En Alsace, 35 agriculteurs se sont regroupés pour racheter un ancien Lidl et le transformer en supermarché de vente directe et d’échange avec un consommateur de plus en plus demandeur de circuits-courts. L’initiative confirme un profond changement culturel dans la production et l’achat de produits agricoles.
» Nous n’étions pas satisfaits de l’offre alimentaire qui nous était proposée, alors nous avons décidé de créer notre propre supermarché « . Voilà les mots explicatifs de La Louve sur son site internet. Crée par deux Américains résidents dans la capitale française, le premier supermarché coopératif et participatif de Paris est inspiré du Park Slope Food Coop, ouvert à Brooklyn en…1973. Avec l’expansion du mouvement » slow food « , le mieux-manger se démocratise, les circuits courts des AMAP et des Ruches se développent, et les supermarchés collaboratifs débarquent avec leurs grands principes d’auto-gestion coopérative sur un marché de la grande distribution en pleine prise de conscience. Puisque l’adage du » on n’est jamais lieux servi que par soi-même » ne vaut pas que pour les consommateurs, 35 agriculteurs alsaciens se sont regroupés pour racheter un ancien Lidl et livrer le consommateur directement, sans intermédiaire.
Rebaptisée Cœur Paysan, cette grande surface qui invite « l’Alsace au coeur de votre assiette » est un lieu de vente directe dont l’objectif est triple : éviter les marges et les cahiers des charges standardisés des réseaux de distribution traditionnels, valoriser le savoir-faire des producteurs et répondre à une demande croissante pour les produits locaux. » Je suis maraîcher et pratique la vente au détail depuis longtemps mais j’en avais assez de livrer mes produits à la grande distribution, de cette pression perpétuelle sur les prix et les services et la situation ne cesse de se détériorer « , a expliqué Denis Digel, initiateur du projet et représentant du collectif des 35 paysans, dans plusieurs médias généralistes français.
Ouvert en décembre 2016 à Colmar, Coeur paysan confirme la volonté grandissante des agriculteurs de revenir aux valeurs du métier de » payculteur » promu par l’association Fermes d’Avenir de Maxime de Rostolan, porte étendard médiatique de l’agroécologie et de la permaculture.

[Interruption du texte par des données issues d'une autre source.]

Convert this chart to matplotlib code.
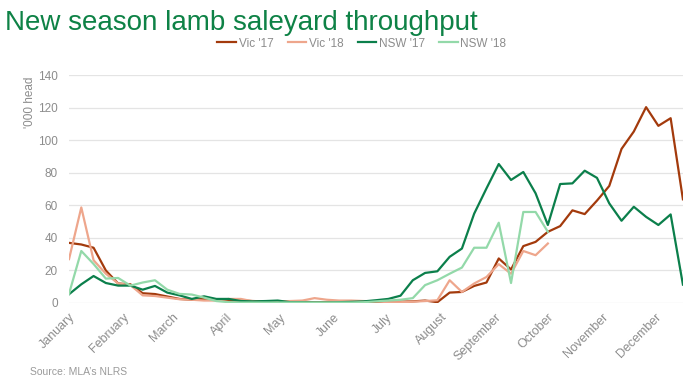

Pour renouer le lien avec les consommateurs et échapper à la pression exercée sur les tarifs par les enseignes, cette initiative innove en créant un nouveau modèle disruptif. En tenant des permanences de deux demi-journées par mois minimum, les producteurs veulent offrir aux consommateurs une transparence totale qui peut signifier » la fin de l’anonymat alimentaire « , estime Denis Digel » Nous avons besoin du retour du consommateur, c’est valorisant et puis nous adaptons, si possible, notre offre à leur demande « .

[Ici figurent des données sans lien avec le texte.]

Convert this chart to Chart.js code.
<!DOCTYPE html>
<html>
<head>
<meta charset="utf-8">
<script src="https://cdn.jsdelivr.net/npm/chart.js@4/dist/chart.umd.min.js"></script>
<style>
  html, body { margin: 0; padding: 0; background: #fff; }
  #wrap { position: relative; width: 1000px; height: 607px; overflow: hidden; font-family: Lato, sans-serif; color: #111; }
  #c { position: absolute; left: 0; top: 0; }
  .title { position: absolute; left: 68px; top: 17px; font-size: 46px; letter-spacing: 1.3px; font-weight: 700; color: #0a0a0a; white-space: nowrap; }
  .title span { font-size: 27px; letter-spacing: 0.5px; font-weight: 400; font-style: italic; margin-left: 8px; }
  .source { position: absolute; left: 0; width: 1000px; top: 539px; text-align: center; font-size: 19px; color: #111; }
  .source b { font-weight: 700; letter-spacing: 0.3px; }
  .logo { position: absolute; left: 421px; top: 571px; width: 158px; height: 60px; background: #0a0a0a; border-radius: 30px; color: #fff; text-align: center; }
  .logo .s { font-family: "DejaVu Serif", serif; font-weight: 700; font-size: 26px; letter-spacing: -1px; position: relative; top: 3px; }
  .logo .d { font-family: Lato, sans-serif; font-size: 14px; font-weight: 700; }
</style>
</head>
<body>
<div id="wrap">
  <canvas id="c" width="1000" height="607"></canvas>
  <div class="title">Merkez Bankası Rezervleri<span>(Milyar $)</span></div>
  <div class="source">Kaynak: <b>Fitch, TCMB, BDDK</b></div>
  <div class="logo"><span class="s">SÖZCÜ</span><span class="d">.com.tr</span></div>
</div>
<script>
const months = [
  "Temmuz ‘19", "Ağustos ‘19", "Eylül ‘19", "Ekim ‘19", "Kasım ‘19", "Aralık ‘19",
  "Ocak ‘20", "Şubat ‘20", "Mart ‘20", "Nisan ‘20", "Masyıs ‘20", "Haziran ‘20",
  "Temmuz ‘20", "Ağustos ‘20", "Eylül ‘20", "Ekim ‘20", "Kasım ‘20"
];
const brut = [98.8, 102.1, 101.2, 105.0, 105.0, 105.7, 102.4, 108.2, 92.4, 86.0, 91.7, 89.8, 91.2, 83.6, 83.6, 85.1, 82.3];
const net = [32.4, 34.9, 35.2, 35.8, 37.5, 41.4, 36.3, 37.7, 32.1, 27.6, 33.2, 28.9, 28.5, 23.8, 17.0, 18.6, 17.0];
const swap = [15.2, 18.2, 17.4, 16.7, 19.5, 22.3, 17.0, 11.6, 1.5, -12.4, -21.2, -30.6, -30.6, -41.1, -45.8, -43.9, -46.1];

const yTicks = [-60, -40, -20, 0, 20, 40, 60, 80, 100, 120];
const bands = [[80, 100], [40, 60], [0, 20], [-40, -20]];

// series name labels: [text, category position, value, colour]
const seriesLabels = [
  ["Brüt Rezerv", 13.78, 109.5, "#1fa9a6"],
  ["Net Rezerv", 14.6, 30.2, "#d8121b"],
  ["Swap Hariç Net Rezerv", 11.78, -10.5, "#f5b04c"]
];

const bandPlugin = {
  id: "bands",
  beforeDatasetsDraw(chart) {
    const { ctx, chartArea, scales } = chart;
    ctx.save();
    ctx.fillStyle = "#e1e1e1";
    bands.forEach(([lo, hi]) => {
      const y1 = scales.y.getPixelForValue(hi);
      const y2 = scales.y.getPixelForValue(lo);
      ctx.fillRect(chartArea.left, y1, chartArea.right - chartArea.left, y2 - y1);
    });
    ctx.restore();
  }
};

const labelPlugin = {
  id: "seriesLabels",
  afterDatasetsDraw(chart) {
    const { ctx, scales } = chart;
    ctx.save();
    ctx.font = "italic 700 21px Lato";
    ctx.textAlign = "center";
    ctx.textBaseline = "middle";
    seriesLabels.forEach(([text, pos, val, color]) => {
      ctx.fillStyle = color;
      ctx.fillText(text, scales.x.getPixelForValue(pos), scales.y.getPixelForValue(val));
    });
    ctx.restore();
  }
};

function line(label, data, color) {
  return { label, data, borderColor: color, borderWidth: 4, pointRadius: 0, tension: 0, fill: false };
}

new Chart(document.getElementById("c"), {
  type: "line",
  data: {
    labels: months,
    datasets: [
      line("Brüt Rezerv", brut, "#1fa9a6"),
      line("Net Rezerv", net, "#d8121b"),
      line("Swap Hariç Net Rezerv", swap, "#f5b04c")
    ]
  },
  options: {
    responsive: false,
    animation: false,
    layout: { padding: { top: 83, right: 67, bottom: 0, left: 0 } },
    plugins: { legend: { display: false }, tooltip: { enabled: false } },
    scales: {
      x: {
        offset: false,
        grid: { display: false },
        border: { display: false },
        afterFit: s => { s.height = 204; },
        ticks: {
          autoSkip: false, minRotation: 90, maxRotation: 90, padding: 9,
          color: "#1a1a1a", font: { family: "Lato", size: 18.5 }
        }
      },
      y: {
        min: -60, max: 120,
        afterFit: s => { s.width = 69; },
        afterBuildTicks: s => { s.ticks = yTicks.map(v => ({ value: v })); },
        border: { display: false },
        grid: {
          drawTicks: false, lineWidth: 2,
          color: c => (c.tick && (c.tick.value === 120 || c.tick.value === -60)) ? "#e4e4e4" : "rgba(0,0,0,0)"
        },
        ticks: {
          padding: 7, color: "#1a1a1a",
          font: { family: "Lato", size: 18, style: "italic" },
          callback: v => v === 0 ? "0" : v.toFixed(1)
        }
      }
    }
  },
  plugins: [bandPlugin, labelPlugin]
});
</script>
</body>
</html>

Quand un resto possède sa propre ferme
Propriétaires de leurs produits jusqu’au passage en caisse où une commission de 22 à 32% est prélevée par le magasin, les agriculteurs de Coeur paysan, tous situés à moins de 40 km du magasin, sont donc responsables de leurs produits face aux clients : ce sont eux qui en fixent les prix. Si INfluencia évoque aujourd’hui ce nouveau modèle du producteur au consommateur, c’est qu’il consolide une nouvelle pensée de nos habitudes alimentaires et nos comportements d’achat. Cette mutation en cours se caractérise depuis deux ans par plusieurs parangons révélateurs de profonds changements culturels. Auto-promue chantre militante du nouveau modèle très couru labellisé « De la ferme à la table », la chaîne Dig Inn, qui possède onze restaurants dans la Big Apple, a par exemple poussé l’évolution du concept vers une nouvelle étape. Laquelle ? Posséder sa propre ferme où seront produits les fruits et légumes proposés sur ses menus, comme nous l’expliquions en avril 2016.

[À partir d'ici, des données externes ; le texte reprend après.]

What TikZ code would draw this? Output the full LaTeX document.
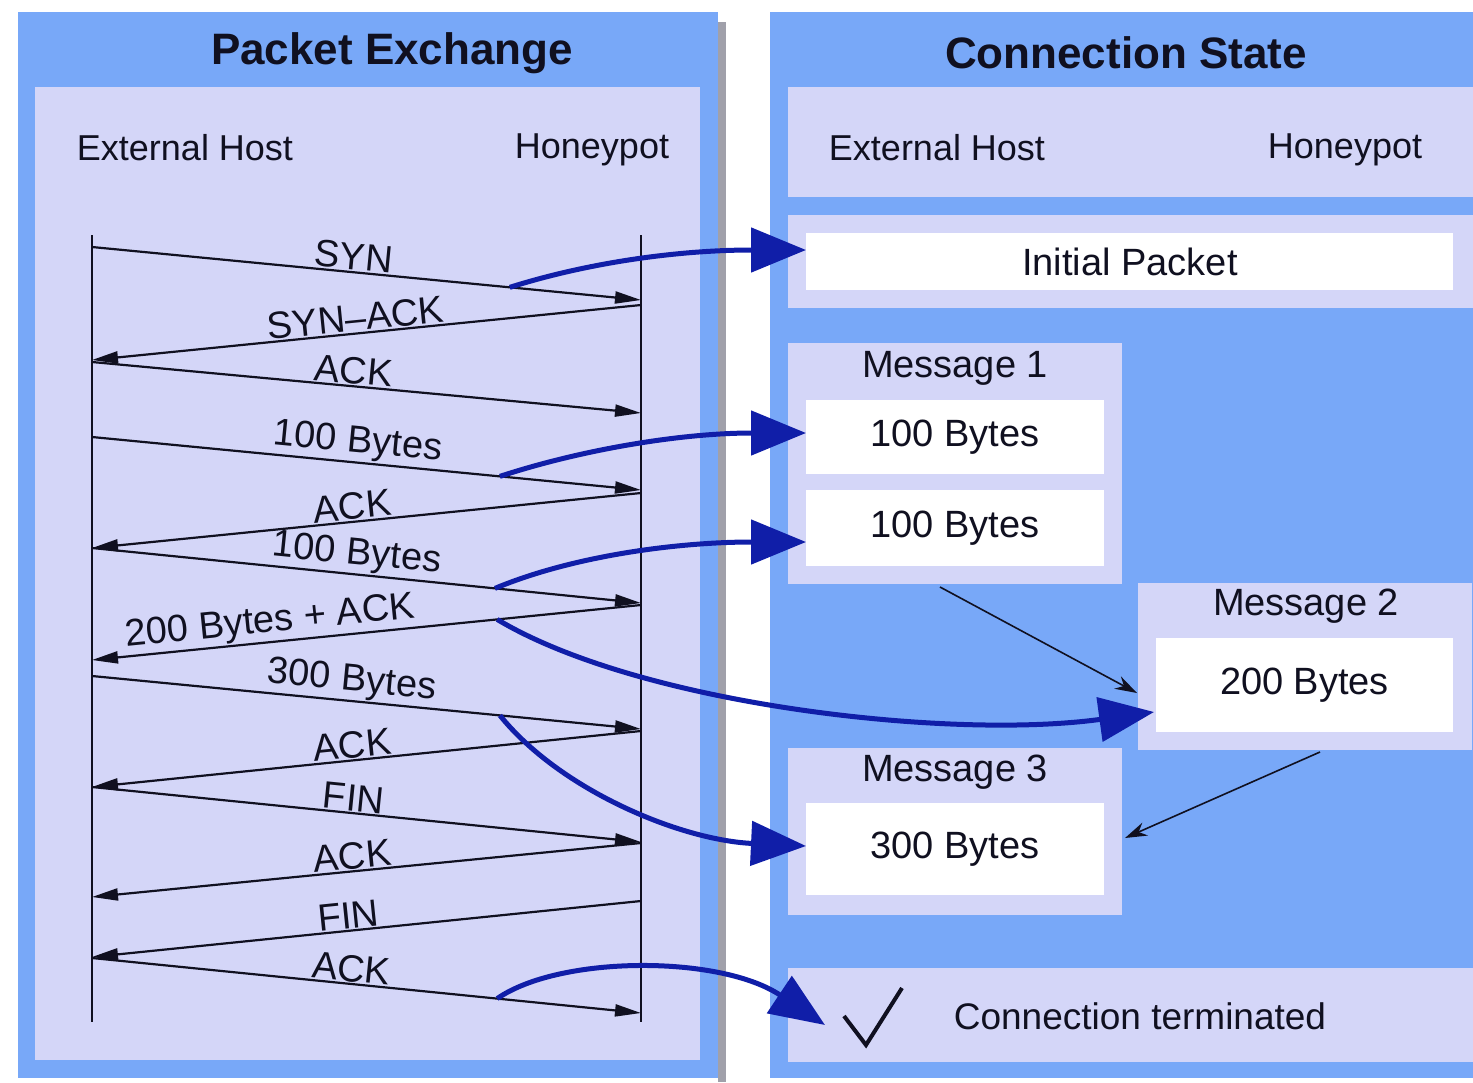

Quand il faut monter au créneau pour défendre les intérêts du consommateur, certaines marques n’hésitent pas à multiplier les initiatives pour coller au maximum aux notions d’engagement, de transparence et de respect. C’est ce que rappelait le Rapport INfluencia x Dagobert sur les marques qui comptent. La recherche de nourriture dans votre quartier peut-elle être un voyage à travers le temps et la culture ? L’application Falling Fruit le pense et invite le citoyen urbain à célébrer une alimentation hyper-locale. Pensée et développée par une association nord-américaine à but non lucratif, l’application répertorie les arbres fruitiers dans les grands centres urbains.
Replacé dans le contexte de l’industrie publicitaire, le farm-to-table rappelle la nouvelle concurrence des agences, ces boîtes de production et studios qui, après avoir fait office de prestataires de services, sont contactées aujourd’hui en direct par les marques. INfluencia analysait le phénomène en juin 2015, juste avant les Cannes Lions.